Now that I have a load balancer in front of the cluster, I need to configure external access to it. My current implementation is a remnant of a single server set-up - rules are defined Cloudflare tunnel service in NixOS.


  services.cloudflared = {
    enable = true;
    tunnels = {
      "<tunnel id>" = {
        credentialsFile = "/run/agenix/cloudflared.json";
        ingress = {
          "svc-a.example.com" = "http://svc-a.internal";
          # ...
        };
      };
    };
  }

This worked well for a single node server, but with load balancing setup I need to ensure my haproxy is the only entrypoint to the cluster. I can run dyndns to get a stable DNS record for my home IP, or deploy cloudflared with network policies in place to limit cloudlfared exposure only to those services that it provides external access to.

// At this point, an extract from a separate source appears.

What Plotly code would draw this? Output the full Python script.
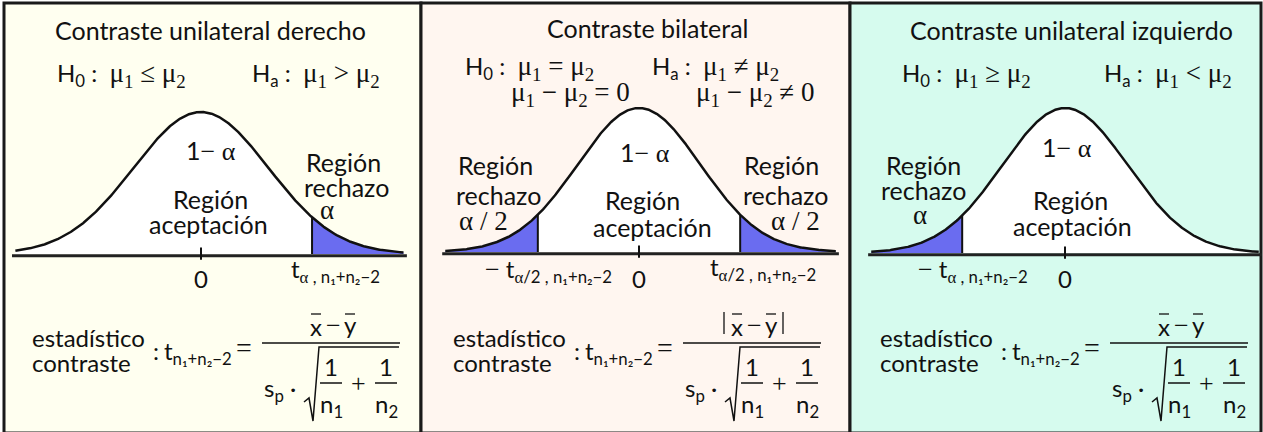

At this point I run so many of my services through cloudflare that network limiting its access to certain services is low on my priorities list. I will trust that cloudflare will only tunnel those services that it’s configured to and do nothing else.

Deploying cloudfare tunnel was pretty trivial. I used their official guide and it worked like a charm. The only weak point is I don’t manage my domain through cloudflare. So switching service DNS record is a manual task for me. Not a huge problem seeing that I do it rather infrequently.

This is a good enough state for my homelab ingress needs. I am not a huge fan of tunnel backdoors that poke holes in the cluster to open access to certain services, but it’s hard to beat the security / convenience trade off.